## [Exercise task]
Transcribe all of the material exactly. Any picture in it should be left out.

*-*-*

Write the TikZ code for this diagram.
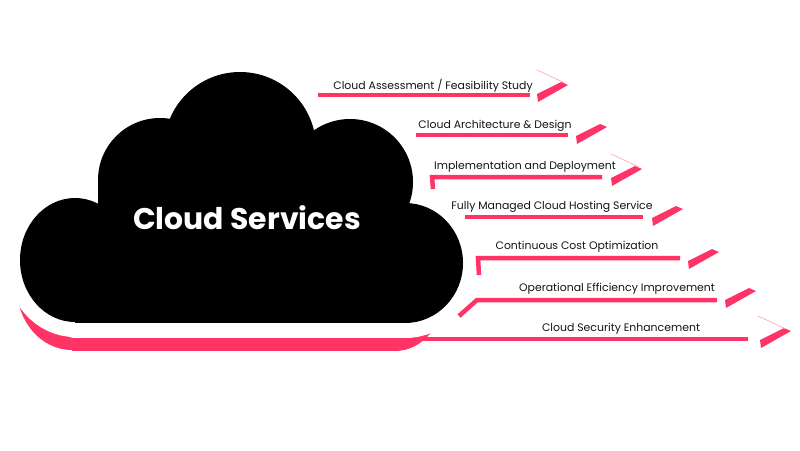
\documentclass[tikz,border=0pt]{standalone}
\usepackage{fontspec}
\setmainfont{Poppins}
\definecolor{cloudpink}{HTML}{FF3366}
\definecolor{lightpink}{HTML}{FFA8BE}
\definecolor{itemgray}{HTML}{141414}

\begin{document}
\begin{tikzpicture}[
    x=0.02cm, y=-0.02cm,
    itemtext/.style={
        text=itemgray,
        font=\fontsize{6.2}{7.5}\selectfont,
        inner sep=0pt
    },
    title/.style={
        text=white,
        font=\fontsize{17}{20}\selectfont\bfseries,
        inner sep=0pt
    },
    underline/.style={
        cloudpink,
        line width=0.09cm
    },
    tipbar/.style={
        fill=cloudpink
    },
    tipedge/.style={
        lightpink,
        line width=0.4pt
    },
    halo/.style={
        fill=white,
        draw=white,
        line width=0.6cm,
        line join=round
    }
]
\useasboundingbox (0,0) rectangle (800,450);

\def\cloudshape#1{
    \path[#1] (75,260) ellipse[x radius=55, y radius=62];
    \path[#1] (160,180) circle[radius=62];
    \path[#1] (240,148) circle[radius=76];
    \path[#1] (350,182) circle[radius=63];
    \path[#1] (405,263) ellipse[x radius=58, y radius=60];
    \path[#1] (98,182) rectangle (405,323);
    \path[#1] (75,262) rectangle (405,323);
}

% Pink shadow under the cloud
\begin{scope}[shift={(-3,28)}]
    \fill[cloudpink] (75,260) ellipse[x radius=55, y radius=62];
    \fill[cloudpink] (398,263) ellipse[x radius=50, y radius=60];
    \fill[cloudpink] (75,262) rectangle (398,323);
\end{scope}
\draw[underline] (422,339) -- (748,339);

% White halo, then the cloud itself
\cloudshape{halo}
\cloudshape{fill=black}
\node[title] (services) at (247,218) {Cloud Services};

% Underlines
\draw[underline] (318,95) -- (530,95);
\draw[underline] (416,135) -- (568,135);
\draw[underline] (433,189) -- (432,177) -- (602,177);
\draw[underline] (465,217) -- (643,217);
\draw[underline] (479,275) -- (478,258) -- (680,258);
\draw[underline] (459,316) -- (477,300) -- (717,300);

% Arrow tips
\foreach \L/\T in {537/94, 576/136, 611/178, 652/218, 688/261, 725/300, 760/340}{
    \fill[tipbar] (\L,\T) -- (\L+24,\T-12) -- (\L+31,\T-9) -- (\L+1,\T+8) -- cycle;
}
\foreach \L/\T in {537/94, 611/178, 758/340}{
    \draw[tipedge] (\L,\T-24) -- (\L+28,\T-11);
}

% Service labels
\node[itemtext] (assess) at (433,85.5) {Cloud Assessment / Feasibility Study};
\node[itemtext] (archi) at (495,125.5) {Cloud Architecture \& Design};
\node[itemtext] (deploy) at (525,166.5) {Implementation and Deployment};
\node[itemtext] (hosting) at (552,206.5) {Fully Managed Cloud Hosting Service};
\node[itemtext] (cost) at (577,246.5) {Continuous Cost Optimization};
\node[itemtext] (ops) at (617,288.5) {Operational Efficiency Improvement};
\node[itemtext] (security) at (621,328.5) {Cloud Security Enhancement};
\end{tikzpicture}
\end{document}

*-*-*

## [Worked answer]
Write the TikZ code for this diagram.
\documentclass[tikz,border=0pt]{standalone}
\usepackage{fontspec}
\setmainfont{Poppins}
\definecolor{cloudpink}{HTML}{FF3366}
\definecolor{lightpink}{HTML}{FFA8BE}
\definecolor{itemgray}{HTML}{141414}

\begin{document}
\begin{tikzpicture}[
    x=0.02cm, y=-0.02cm,
    itemtext/.style={
        text=itemgray,
        font=\fontsize{6.2}{7.5}\selectfont,
        inner sep=0pt
    },
    title/.style={
        text=white,
        font=\fontsize{17}{20}\selectfont\bfseries,
        inner sep=0pt
    },
    underline/.style={
        cloudpink,
        line width=0.09cm
    },
    tipbar/.style={
        fill=cloudpink
    },
    tipedge/.style={
        lightpink,
        line width=0.4pt
    },
    halo/.style={
        fill=white,
        draw=white,
        line width=0.6cm,
        line join=round
    }
]
\useasboundingbox (0,0) rectangle (800,450);

\def\cloudshape#1{
    \path[#1] (75,260) ellipse[x radius=55, y radius=62];
    \path[#1] (160,180) circle[radius=62];
    \path[#1] (240,148) circle[radius=76];
    \path[#1] (350,182) circle[radius=63];
    \path[#1] (405,263) ellipse[x radius=58, y radius=60];
    \path[#1] (98,182) rectangle (405,323);
    \path[#1] (75,262) rectangle (405,323);
}

% Pink shadow under the cloud
\begin{scope}[shift={(-3,28)}]
    \fill[cloudpink] (75,260) ellipse[x radius=55, y radius=62];
    \fill[cloudpink] (398,263) ellipse[x radius=50, y radius=60];
    \fill[cloudpink] (75,262) rectangle (398,323);
\end{scope}
\draw[underline] (422,339) -- (748,339);

% White halo, then the cloud itself
\cloudshape{halo}
\cloudshape{fill=black}
\node[title] (services) at (247,218) {Cloud Services};

% Underlines
\draw[underline] (318,95) -- (530,95);
\draw[underline] (416,135) -- (568,135);
\draw[underline] (433,189) -- (432,177) -- (602,177);
\draw[underline] (465,217) -- (643,217);
\draw[underline] (479,275) -- (478,258) -- (680,258);
\draw[underline] (459,316) -- (477,300) -- (717,300);

% Arrow tips
\foreach \L/\T in {537/94, 576/136, 611/178, 652/218, 688/261, 725/300, 760/340}{
    \fill[tipbar] (\L,\T) -- (\L+24,\T-12) -- (\L+31,\T-9) -- (\L+1,\T+8) -- cycle;
}
\foreach \L/\T in {537/94, 611/178, 758/340}{
    \draw[tipedge] (\L,\T-24) -- (\L+28,\T-11);
}

% Service labels
\node[itemtext] (assess) at (433,85.5) {Cloud Assessment / Feasibility Study};
\node[itemtext] (archi) at (495,125.5) {Cloud Architecture \& Design};
\node[itemtext] (deploy) at (525,166.5) {Implementation and Deployment};
\node[itemtext] (hosting) at (552,206.5) {Fully Managed Cloud Hosting Service};
\node[itemtext] (cost) at (577,246.5) {Continuous Cost Optimization};
\node[itemtext] (ops) at (617,288.5) {Operational Efficiency Improvement};
\node[itemtext] (security) at (621,328.5) {Cloud Security Enhancement};
\end{tikzpicture}
\end{document}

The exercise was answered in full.